→ **What you will do**
Print exactly what lies from the line with "Write the TikZ code for this diagram." down to the line with "(0,0) rectangle (809,400);", counting both of those lines, but not the pictures.

Data records
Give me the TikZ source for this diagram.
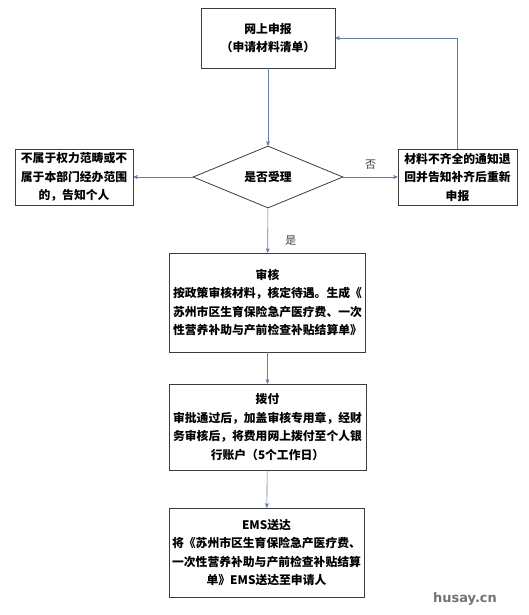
\documentclass[tikz,border=0pt]{standalone}
\usepackage{fontspec}
\newfontfamily\cjk{Noto Sans CJK SC}
\newfontfamily\marke{DejaVu Sans}
\usetikzlibrary{arrows,positioning}
\usetikzlibrary{shapes.geometric}
\definecolor{pilblau}{RGB}{96,128,168}
\definecolor{rand}{RGB}{60,60,60}
\tikzset{
	%Define standard arrow tip
	>=stealth',
	%Define style for boxes
	boks/.style={
		rectangle,
		draw=rand, thick,
		align=center,
		inner sep=2pt,
		font=\cjk\bfseries\fontsize{11.8}{18.5}\selectfont},
	% Define style for the decision
	rute/.style={
		diamond,
		draw=rand, thick,
		aspect=2.4,
		inner sep=1pt,
		minimum width=150pt,
		minimum height=62pt,
		font=\cjk\bfseries\fontsize{11.8}{14}\selectfont},
	% Define arrow style
	pil/.style={
		->,
		draw=pilblau,
		semithick},
	% small labels on arrows
	merke/.style={font=\cjk\fontsize{11}{13}\selectfont, text=black!75}
}
\begin{document}
\begin{tikzpicture}[x=1pt, y=-1pt]
	\useasboundingbox (0,0) rectangle (528,615);
	
	\node[boks, minimum width=134pt, minimum height=60pt] (shenbao) at (268,38) {网上申报\\（申请材料清单）};
	\node[rute] (shouli) at (268,177) {是否受理};
	\node[boks, minimum width=118pt, minimum height=56pt] (buhe) at (74,177) {不属于权力范畴或不\\属于本部门经办范围\\的，告知个人};
	\node[boks, minimum width=119pt, minimum height=56pt] (tuihui) at (457.5,177) {材料不齐全的通知退\\回并告知补齐后重新\\申报};
	\node[boks, minimum width=196pt, minimum height=99pt] (shenhe) at (267.5,302.5) {审核\\按政策审核材料，核定待遇。生成《\\苏州市区生育保险急产医疗费、一次\\性营养补助与产前检查补贴结算单》};
	\node[boks, minimum width=197pt, minimum height=86pt] (bofu) at (267.5,427) {拨付\\审批通过后，加盖审核专用章，经财\\务审核后，将费用网上拨付至个人银\\行账户（5个工作日）};
	\node[boks, minimum width=195pt, minimum height=89pt] (songda) at (266.5,552.5) {EMS送达\\将《苏州市区生育保险急产医疗费、\\一次性营养补助与产前检查补贴结算\\单》EMS送达至申请人};
	
	\path[every node/.style={merke}]
	(shenbao) edge [pil] (shouli)
	(shouli) edge [pil] (buhe)
	(shouli) edge [pil] node[above=4pt] {否} (tuihui)
	(shouli) edge [pil] node[right=14pt, pos=0.72] {是} (shenhe)
	(shenhe) edge [pil] (bofu)
	(bofu) edge [pil] (songda);
	
	% back to the start
	\draw[pil] (tuihui.north) |- (shenbao.east);
	
	\node[font=\marke\bfseries\fontsize{13}{15}\selectfont, text=black!55] (zeichen) at (465,599) {husay.cn};
	
\end{tikzpicture}
\end{document}
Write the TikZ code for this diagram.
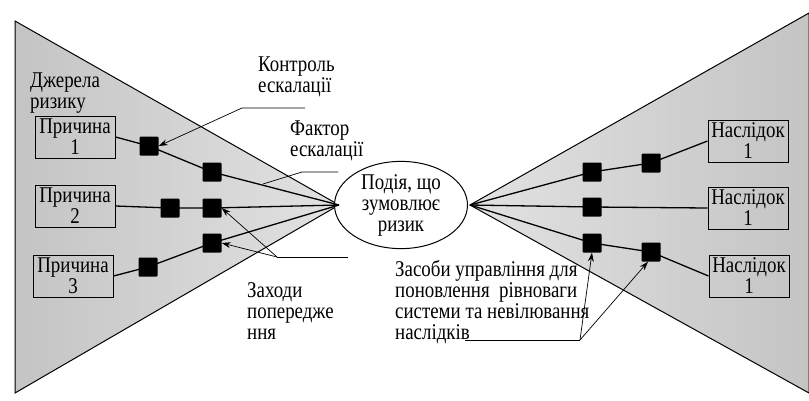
\documentclass[tikz,border=0pt]{standalone}
\usepackage{fontspec}
\setmainfont{Liberation Serif}[FakeStretch=0.84]
\usetikzlibrary{arrows.meta,positioning,shapes.geometric}
\definecolor{wingdark}{RGB}{196,196,196}
\definecolor{winglight}{RGB}{226,226,226}
\tikzset{
  cause/.style={draw,line width=1pt,minimum width=80pt,minimum height=42pt,
    inner sep=1pt,align=center},
  barrier/.style={fill=black,minimum size=19pt,inner sep=0pt,rounded corners=1pt},
  flow/.style={line width=1.3pt},
  lead/.style={line width=0.7pt},
  pointer/.style={lead,-{Stealth[length=9pt,width=6pt]}},
  note/.style={align=left,anchor=north west,inner sep=0pt}
}

\begin{document}
\begin{tikzpicture}[x=1pt,y=-1pt,font=\fontsize{22.5}{21}\selectfont]
\useasboundingbox (0,0) rectangle (809,400);

% the two wings
\coordinate (lapex) at (339,205);
\coordinate (rapex) at (470,205);
\shadedraw[left color=wingdark,right color=winglight,line width=1pt]
  (15,21) -- (lapex) -- (15,393) -- cycle;
\shadedraw[left color=winglight,right color=wingdark,line width=1pt]
  (rapex) -- (809,13) -- (809,393) -- cycle;

% central event
\node[draw,ellipse,line width=1pt,fill=white,minimum width=133pt,
  minimum height=84pt,inner sep=0pt,align=center] (event) at (401,205)
  {Подія, що\\зумовлює\\ризик};

% causes
\node[note] (sources) at (30,73) {Джерела\\ризику};
\node[cause] (cause1) at (75,137) {Причина\\1};
\node[cause] (cause2) at (75,206) {Причина\\2};
\node[cause] (cause3) at (73,276) {Причина\\3};

% consequences
\node[cause] (cons1) at (748,141) {Наслідок\\1};
\node[cause] (cons2) at (748,208) {Наслідок\\1};
\node[cause] (cons3) at (749,276) {Наслідок\\1};

% barriers
\node[barrier] (b11) at (149,146) {};
\node[barrier] (b12) at (212,172) {};
\node[barrier] (b21) at (170,208) {};
\node[barrier] (b22) at (212,208) {};
\node[barrier] (b31) at (148,267) {};
\node[barrier] (b32) at (212,243) {};
\node[barrier] (r11) at (592,172) {};
\node[barrier] (r12) at (651,163) {};
\node[barrier] (r21) at (592,207) {};
\node[barrier] (r31) at (592,243) {};
\node[barrier] (r32) at (651,252) {};

% threat lines
\draw[flow] (cause1.east) -- (b11.center) -- (b12.center) -- (lapex);
\draw[flow] (cause2.east) -- (b21.center) -- (b22.center) -- (lapex);
\draw[flow] (cause3.east) -- (b31.center) -- (b32.center) -- (lapex);
\draw[flow] (rapex) -- (r11.center) -- (r12.center) -- (cons1.west);
\draw[flow] (rapex) -- (r21.center) -- (cons2.west);
\draw[flow] (rapex) -- (r31.center) -- (r32.center) -- (cons3.west);

% labels and leaders
\node[note] (ctrl) at (258,57) {Контроль\\ескалації};
\coordinate (ctrlend) at (305,108);
\coordinate (ctrlbend) at (242,108);
\draw[pointer] (ctrlend) -- (ctrlbend) -- (b11.east);

\node[note] (factor) at (290,121) {Фактор\\ескалації};
\coordinate (factend) at (338,172);
\coordinate (factbend) at (302,172);
\coordinate (facttip) at (263,184);
\draw[lead] (factend) -- (factbend) -- (facttip);

\node[note] (prevent) at (247,282) {Заходи\\попередже\\ння};
\coordinate (prevend) at (348,257);
\coordinate (prevbend) at (277,257);
\draw[lead] (prevend) -- (prevbend);
\draw[pointer] (prevbend) -- (b22.east);
\draw[pointer] (prevbend) -- (b32.east);

\node[note] (recover) at (395,260)
  {Засоби управління для\\поновлення\ \ рівноваги\\системи та невілювання\\наслідків};
\coordinate (recend) at (465,340);
\coordinate (recbend) at (580,340);
\draw[lead] (recend) -- (recbend);
\draw[pointer] (recbend) -- (r31.south);
\draw[pointer] (recbend) -- ([xshift=-3pt]r32.south);
\end{tikzpicture}
\end{document}
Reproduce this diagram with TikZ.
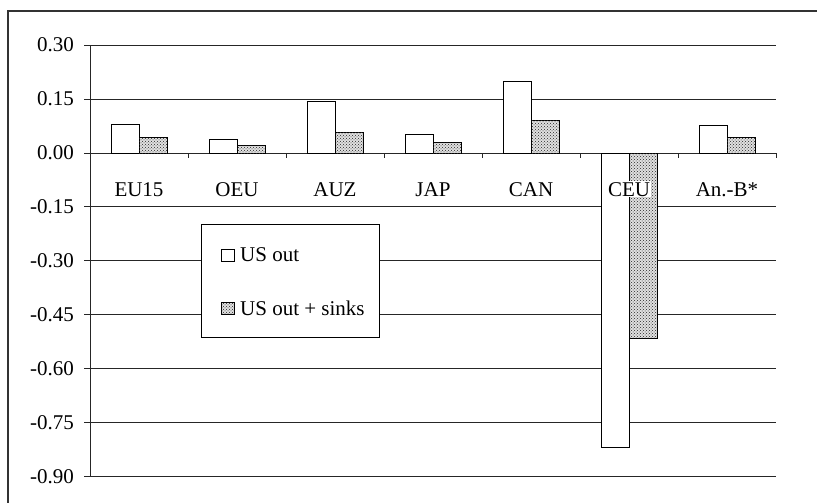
\documentclass[tikz,border=0pt]{standalone}
\usepackage{fontspec}
\setmainfont{Liberation Serif}
\usetikzlibrary{patterns}
\newcommand{\chartfont}{\fontsize{21}{25}\selectfont}
\tikzset{
	bar/.style={draw=black, line width=0.9pt, fill=white},
	dotbar/.style={draw=black, line width=0.9pt, fill=black!12, postaction={pattern=crosshatch dots, pattern color=black!85}},
	grid line/.style={black!85, line width=0.9pt},
	lab/.style={font=\chartfont, inner sep=1pt}
}

\begin{document}
\begin{tikzpicture}[x=1pt,y=-1pt]
		\useasboundingbox (0,0) rectangle (817,503);
		\draw[black!80, line width=1.6pt] (8,510) -- (8,11) -- (825,11);
		\begin{scope}[shift={(90pt,-153pt)}, x=98pt, y=359.6pt]
			\foreach \v in {0.3,0.15,-0.15,-0.3,-0.45,-0.6,-0.75,-0.9}
				\draw[grid line] (0,\v) -- (7,\v);
			\draw[grid line] (0,0) -- (7,0);
			\draw[grid line] (0,0.3) -- (0,-0.9);
			\foreach \v/\t [count=\k] in {0.3/0.30,0.15/0.15,0/0.00,-0.15/-0.15,-0.3/-0.30,-0.45/-0.45,-0.6/-0.60,-0.75/-0.75,-0.9/-0.90}{
				\draw[grid line] (0,\v) -- ++(-6pt,0);
				\node[lab, anchor=east] (ylab\k) at ([xshift=-15pt]0,\v) {\t};
			}
			\foreach \c/\a/\b [count=\k from 0] in {EU15/0.08/0.044,OEU/0.039/0.022,AUZ/0.143/0.056,JAP/0.051/0.028,CAN/0.199/0.091,CEU/-0.82/-0.517,An.-B*/0.078/0.042}{
				\draw[bar] (\k+0.214,0) rectangle (\k+0.5,\a);
				\draw[dotbar] (\k+0.5,0) rectangle (\k+0.786,\b);
				\draw[grid line] (\k+1,0) -- ++(0,-5pt);
				\node[lab, fill=white, anchor=base] (cat\k) at (\k+0.5,-0.12) {\c};
			}
		\end{scope}
		\draw[black, line width=0.9pt, fill=white] (201,224) rectangle (379,337);
		\draw[bar] (221,249) rectangle (234,261);
		\node[lab, anchor=base west] (key1) at (239,261) {US out};
		\draw[dotbar] (221,302) rectangle (234,314);
		\node[lab, anchor=base west] (key2) at (239,315) {US out + sinks};
	\end{tikzpicture}
\end{document}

→ **Result below**
Write the TikZ code for this diagram.
\documentclass[tikz,border=0pt]{standalone}
\usepackage{fontspec}
\setmainfont{Liberation Serif}[FakeStretch=0.84]
\usetikzlibrary{arrows.meta,positioning,shapes.geometric}
\definecolor{wingdark}{RGB}{196,196,196}
\definecolor{winglight}{RGB}{226,226,226}
\tikzset{
  cause/.style={draw,line width=1pt,minimum width=80pt,minimum height=42pt,
    inner sep=1pt,align=center},
  barrier/.style={fill=black,minimum size=19pt,inner sep=0pt,rounded corners=1pt},
  flow/.style={line width=1.3pt},
  lead/.style={line width=0.7pt},
  pointer/.style={lead,-{Stealth[length=9pt,width=6pt]}},
  note/.style={align=left,anchor=north west,inner sep=0pt}
}

\begin{document}
\begin{tikzpicture}[x=1pt,y=-1pt,font=\fontsize{22.5}{21}\selectfont]
\useasboundingbox (0,0) rectangle (809,400);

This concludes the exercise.